With so much political talk about immigration issues, Cleveland Heights historian Dennis R. Sutcliffe reminded me of the early trials and tribulations of Italians. There were a handful of names (135) in the Cleveland city directories of 1870. More than 20,000 Italian immigrants arrived in the following 50 years. Most were peasants from southern Italy where poverty and government negligence brought unbearable hardship. After the turn of the 20th century, Italian immigrants labored with picks and shovels in the ever-increasing city services. Many worked on bridges, sewers and streetcar tracks, providing cheap labor. Skilled in embroidering and needlework, Italian women and men also worked in the garment industries.

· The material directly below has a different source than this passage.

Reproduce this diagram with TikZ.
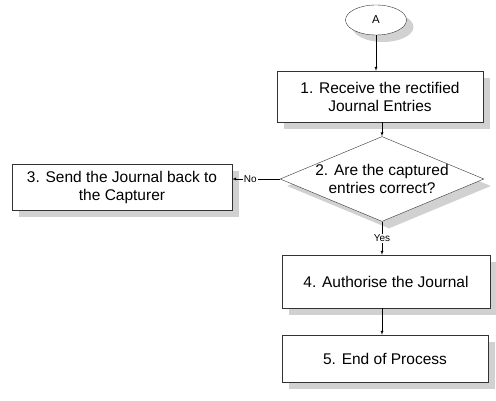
\documentclass[tikz,border=0pt]{standalone}
\usepackage{fontspec}
\setmainfont{Liberation Sans}
\usepackage{tikz}
\usetikzlibrary{arrows}
\usetikzlibrary{positioning}
\usetikzlibrary{shapes.geometric}
\usetikzlibrary{shadows}

\begin{document}
\begin{tikzpicture}[x=1pt, y=-1pt,
        every node/.append style={font=\fontsize{15.5}{18}\selectfont, align=center},
        box/.style={draw=black!80, fill=white, drop shadow={fill=black!18, opacity=1, shadow xshift=7pt, shadow yshift=-7pt}},
        lbl/.style={fill=white, inner sep=1pt, font=\fontsize{10}{12}\selectfont}
    ]
        \useasboundingbox (0,0) rectangle (496,401);

        \node (A) [box, ellipse, minimum width=61pt, minimum height=30pt, inner sep=0pt, font=\fontsize{11.5}{13}\selectfont] at (376,20) {A};
        \node (1) [box, minimum width=206pt, minimum height=51pt] at (380,96.5) {1. Receive the rectified\\Journal Entries};
        \node (2) [box, diamond, shape aspect=2.4, minimum width=203pt, minimum height=82pt, inner sep=0pt] at (382,179) {2. Are the captured\\entries correct?};
        \node (3) [box, minimum width=220pt, minimum height=46pt] at (122,187) {3. Send the Journal back to\\the Capturer};
        \node (4) [box, minimum width=208pt, minimum height=53pt] at (386,281.5) {4. Authorise the Journal};
        \node (5) [box, minimum width=206pt, minimum height=47pt] at (385,358.5) {5. End of Process};

        \draw [-latex] (A.south) -- (A.south |- 1.north);
        \draw [-latex] (2.north |- 1.south) -- (2.north);
        \draw [-latex] (2.south) -- node[lbl] {Yes} (2.south |- 4.north);
        \draw [-latex] (2.south |- 4.south) -- (2.south |- 5.north);
        \draw [-latex] (2.west) -- node[lbl, pos=.62] {No} (2.west -| 3.east);
    \end{tikzpicture}
\end{document}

With the formative period completed in the late 1920s, six Italian neighborhoods were established. The largest was Big Italy, along Woodland and Orange Avenues from E. 9 to E. 40th. Many of those immigrants came from Sicily. Little Italy centered at Mayfield and Murray Hill Roads and the primary occupations included tailoring, monument and cemetery work and gardening. Blue Rock Springs was nearby in the E. 107th and Cedar area. There was a substantial settlement also in the Five Points Collinwood area and two on the west side, one near Clark and Fulton and the other on Detroit Ave. at W. 65th. Another developing region was established on Woodland Ave. and E. 110th. Each of these communities put in place nationality parishes, mutual aid organizations, traditions, patron saints, feasts, and family-owned businesses.
Nationality churches like Holy Rosary, Holy Redeemer and Our Lady of Mount Carmel East became the lynchpins of the neighborhoods. This data is simply a reminder of our ethnic identity and a preservation of our values. We treasure our heritage so that our legacy will continue to have a future in the greatest country on the planet, the United States.